--- Provided data ---

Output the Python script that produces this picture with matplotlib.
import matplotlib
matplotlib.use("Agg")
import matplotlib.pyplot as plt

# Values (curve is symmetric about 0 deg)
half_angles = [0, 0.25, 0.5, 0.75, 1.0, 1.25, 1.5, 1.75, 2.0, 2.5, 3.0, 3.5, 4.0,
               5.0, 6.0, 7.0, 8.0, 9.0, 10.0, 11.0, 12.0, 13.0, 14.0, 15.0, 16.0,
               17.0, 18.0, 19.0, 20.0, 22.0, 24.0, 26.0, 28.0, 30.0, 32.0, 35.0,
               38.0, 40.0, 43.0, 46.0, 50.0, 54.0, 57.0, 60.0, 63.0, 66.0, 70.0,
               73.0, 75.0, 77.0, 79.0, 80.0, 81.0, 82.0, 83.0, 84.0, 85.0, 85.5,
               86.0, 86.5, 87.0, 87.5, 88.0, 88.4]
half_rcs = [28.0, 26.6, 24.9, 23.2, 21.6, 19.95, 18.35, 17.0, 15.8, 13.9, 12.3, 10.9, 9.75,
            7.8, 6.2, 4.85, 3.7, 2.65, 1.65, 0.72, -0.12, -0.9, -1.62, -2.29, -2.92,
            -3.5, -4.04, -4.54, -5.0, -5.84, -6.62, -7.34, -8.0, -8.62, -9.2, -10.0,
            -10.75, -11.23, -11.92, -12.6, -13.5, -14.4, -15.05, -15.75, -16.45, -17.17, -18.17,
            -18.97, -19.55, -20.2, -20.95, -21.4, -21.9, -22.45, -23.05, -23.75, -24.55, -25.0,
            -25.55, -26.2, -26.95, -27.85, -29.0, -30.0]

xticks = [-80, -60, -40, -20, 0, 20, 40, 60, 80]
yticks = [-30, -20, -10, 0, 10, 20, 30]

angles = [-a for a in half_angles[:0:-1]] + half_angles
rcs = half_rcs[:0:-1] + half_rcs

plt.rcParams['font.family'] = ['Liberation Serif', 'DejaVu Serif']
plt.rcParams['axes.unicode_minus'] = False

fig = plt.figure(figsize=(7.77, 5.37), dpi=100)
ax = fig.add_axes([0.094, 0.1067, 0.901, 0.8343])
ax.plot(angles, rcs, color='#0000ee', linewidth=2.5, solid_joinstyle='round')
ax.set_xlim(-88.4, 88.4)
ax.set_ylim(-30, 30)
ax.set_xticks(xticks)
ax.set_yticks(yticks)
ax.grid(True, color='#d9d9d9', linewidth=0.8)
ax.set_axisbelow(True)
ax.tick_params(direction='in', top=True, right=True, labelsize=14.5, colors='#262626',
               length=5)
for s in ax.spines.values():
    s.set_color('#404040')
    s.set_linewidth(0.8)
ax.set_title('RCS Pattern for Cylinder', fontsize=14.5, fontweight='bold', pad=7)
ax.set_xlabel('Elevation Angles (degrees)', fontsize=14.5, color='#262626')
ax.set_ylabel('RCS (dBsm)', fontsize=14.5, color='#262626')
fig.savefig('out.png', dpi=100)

---

▶ _Given problem_
Using the material above, quote the first line and each line after it, stopping at and including the line that holds "import matplotlib.pyplot as plt".

▶ _Response to the exercise_
Output the Python script that produces this picture with matplotlib.
import matplotlib
matplotlib.use("Agg")
import matplotlib.pyplot as plt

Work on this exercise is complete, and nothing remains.